Street Kings

Crime novelist James Ellroy has had several of his stories turned into films, notably “L.A. Confidential” and “The Black Dahlia,” but “Street Kings” marks the first time he’s written something directly for the screen. Too bad he chose an unoriginal plotline, and too bad the script got “helped” by two other scribes and eventually turned into such a generic mess.

The characters in the film — a gritty L.A. crime drama full of crooked cops and double-crosses — speak almost exclusively in clichés and metaphors. I assume the interesting ones, as when a cop tells a hated rival, “Do the department a favor and wash your mouth out with buckshot,” came from Ellroy. It must have been also-credited writers Kurt Wimmer (“The Recruit,” “Ultraviolet”) and Jamie Moss (no prior film work) who came up with clunkers like “It’s time to turn the page and close the book” and “Washington’s problems are over. Yours are just beginning.”

Also: “What happened to you, Terrence? We used to be brothers.”

And: “Keep your dog on a leash!” (Not referring to a real dog or a real leash.)

Our antihero is Det. Tom Ludlow (Keanu Reeves), a vaguely racist and clearly alcoholic vice detective in the grand tradition of drunk, loathsome cops. He’s also a grandstander, eager to bust up a child-kidnapping ring singlehandedly so he can get all the praise for himself, and also so he can shoot unarmed suspects without any witnesses.

His methods may be unorthodox — the film stops just short of actually using the words “loose cannon” — but he Gets the Job Done. He has the support of his squad leader, Capt. Jack Wander (Forest Whitaker), and the implicit support of his fellow vice cops (including Jay Mohr and Amaury Nolasco).

Whose support he does not have is Capt. James Biggs (Hugh Laurie), an internal affairs investigator with a fine-tuned B.S. detector. When Ludlow’s whistle-blowing former partner (Terry Crews) is shot by masked thugs, Biggs wonders if Ludlow is to blame. After all, it’s mighty helpful to his own situation that the guy who knows about his shady deeds has been filled full of lead. Ludlow had nothing to do with the shooting, but he knows it looks bad, and he enlists a straitlaced junior internal affairs detective named Diskant (Chris Evans) to help him find the real shooters.

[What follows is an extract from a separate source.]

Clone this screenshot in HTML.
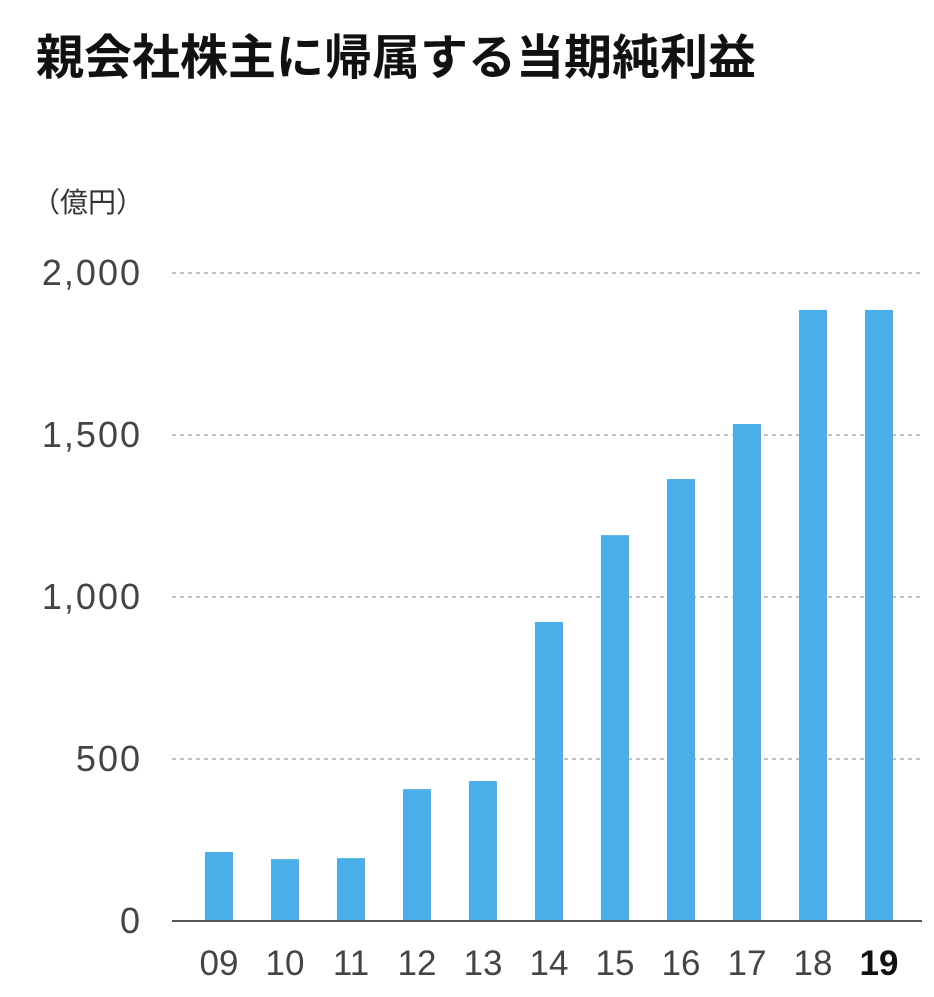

From there the film becomes an elaborate and complicated tale of police corruption. Ludlow, like Vic Mackey on TV’s “The Shield” (and so many other hard-boiled cops before him), may not go by the book, but he’s ultimately dedicated to the side of justice and goodness. Certain other cops in his department — heck, the vast majority, it would seem — are not nearly as high-minded in their devotions.

Yet there’s a certain unappealing selfishness to Ludlow’s behavior, too. Everyone has personal demons to deal with, yet he considers his own to be of greatest importance. People around him die at an alarming rate, often because of danger he put them in. I’m reminded of “The Big Heat,” Fritz Lang’s cold-blooded 1953 cop noir, in which (as Roger Ebert eloquently describes in his essay on the film) the supposedly heroic leading man is directly or indirectly responsible for the death of several innocent parties. Yeah, you’re fightin’ crime. Does everyone have to die in the process?

“Street Kings,” which was directed by “Training Day” screenwriter David Ayer, is finally undone by a story that manages to be both implausible and overly familiar. The drugs, the corruption, the double-crosses, the late-in-the-game plot twists — we’ve seen all of this before, and we didn’t buy it then, either. Reeves’ performance as a supposedly dark and haunted cop barely scratches the surface of such a character, and while the peculiar ravings of men like Forest Whitaker and Hugh Laurie can hold an audience’s attention, they’re not enough to breathe life into an unoriginal story.

C (1 hr., 47 min.; R, pervasive harsh profanity, some very strong violence and a couple gruesome images.)